Extract the lines of the material below, beginning with the first and ending with the line that holds "from matplotlib.patches import Rectangle". Skip every picture.

-.-.-

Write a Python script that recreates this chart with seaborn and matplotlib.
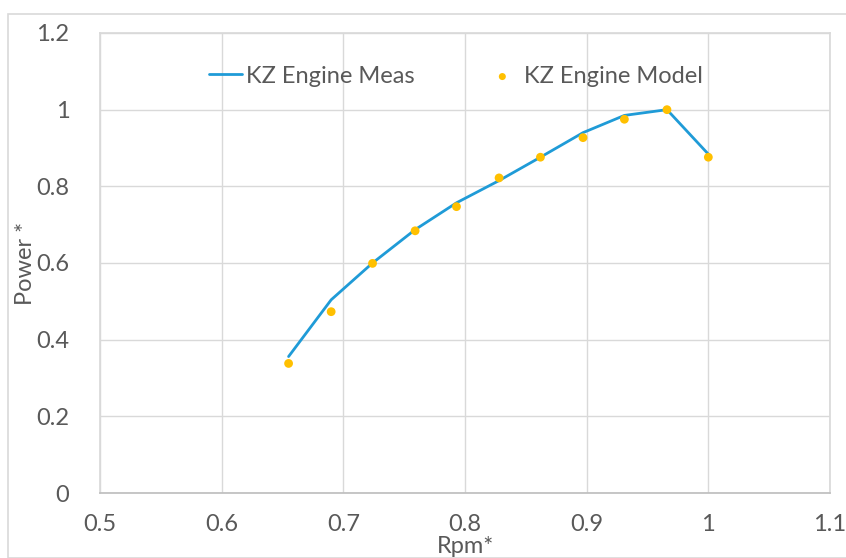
import matplotlib
matplotlib.use("Agg")
import matplotlib.pyplot as plt
import seaborn as sns
import pandas as pd
from matplotlib.patches import Rectangle

rpm = [0.655, 0.69, 0.724, 0.759, 0.793, 0.828, 0.862, 0.897, 0.931, 0.966, 1.0]
meas = [0.356, 0.504, 0.600, 0.687, 0.757, 0.815, 0.876, 0.940, 0.985, 1.0, 0.884]
model = [0.338, 0.473, 0.599, 0.684, 0.747, 0.822, 0.876, 0.927, 0.975, 1.0, 0.876]
xticks = [0.5, 0.6, 0.7, 0.8, 0.9, 1.0, 1.1]
xtick_labels = ["0.5", "0.6", "0.7", "0.8", "0.9", "1", "1.1"]
yticks = [0, 0.2, 0.4, 0.6, 0.8, 1.0, 1.2]
ytick_labels = ["0", "0.2", "0.4", "0.6", "0.8", "1", "1.2"]

df = pd.DataFrame({"rpm": rpm, "meas": meas, "model": model})

sns.set_theme(style="white")
plt.rcParams['font.family'] = ['Lato', 'DejaVu Sans']

fig = plt.figure(figsize=(8.46, 5.58), dpi=100)
ax = fig.add_axes([100/846, 1-493/558, 730/846, 460/558])

fig.patches.append(Rectangle((8/846, 0), 1, 1-14/558, transform=fig.transFigure,
                             fill=False, edgecolor="#D9D9D9", linewidth=1.2))

sns.lineplot(data=df, x="rpm", y="meas", ax=ax, color="#1F9BD7", linewidth=2,
             label="KZ Engine Meas", sort=False)
sns.scatterplot(data=df, x="rpm", y="model", ax=ax, color="#FFC000", s=40,
                edgecolor="none", label="KZ Engine Model", zorder=3)

ax.set_xlim(0.5, 1.1)
ax.set_ylim(0, 1.2)
ax.set_xticks(xticks)
ax.set_xticklabels(xtick_labels)
ax.set_yticks(yticks)
ax.set_yticklabels(ytick_labels)
ax.grid(True, color="#D9D9D9", linewidth=1)
ax.set_axisbelow(True)
for s in ax.spines.values():
    s.set_color("#D9D9D9")
ax.spines["bottom"].set_color("#BFBFBF")
ax.tick_params(axis="both", length=0, labelsize=17, colors="#595959")
ax.tick_params(axis="x", pad=15)
ax.tick_params(axis="y", pad=22)
ax.set_xlabel("Rpm*", fontsize=17, color="#595959", labelpad=1)
ax.set_ylabel("Power *", fontsize=17, color="#595959", labelpad=0)

leg = ax.legend(loc="upper center", bbox_to_anchor=(0.487, 0.975), ncol=2, frameon=False,
                fontsize=17, labelcolor="#595959", handlelength=1.4, handletextpad=0.2,
                columnspacing=3.0, markerscale=0.8)

fig.savefig("out.png", dpi=100)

-.-.-

RESPONSE FOR THIS EXERCISE:
Write a Python script that recreates this chart with seaborn and matplotlib.
import matplotlib
matplotlib.use("Agg")
import matplotlib.pyplot as plt
import seaborn as sns
import pandas as pd
from matplotlib.patches import Rectangle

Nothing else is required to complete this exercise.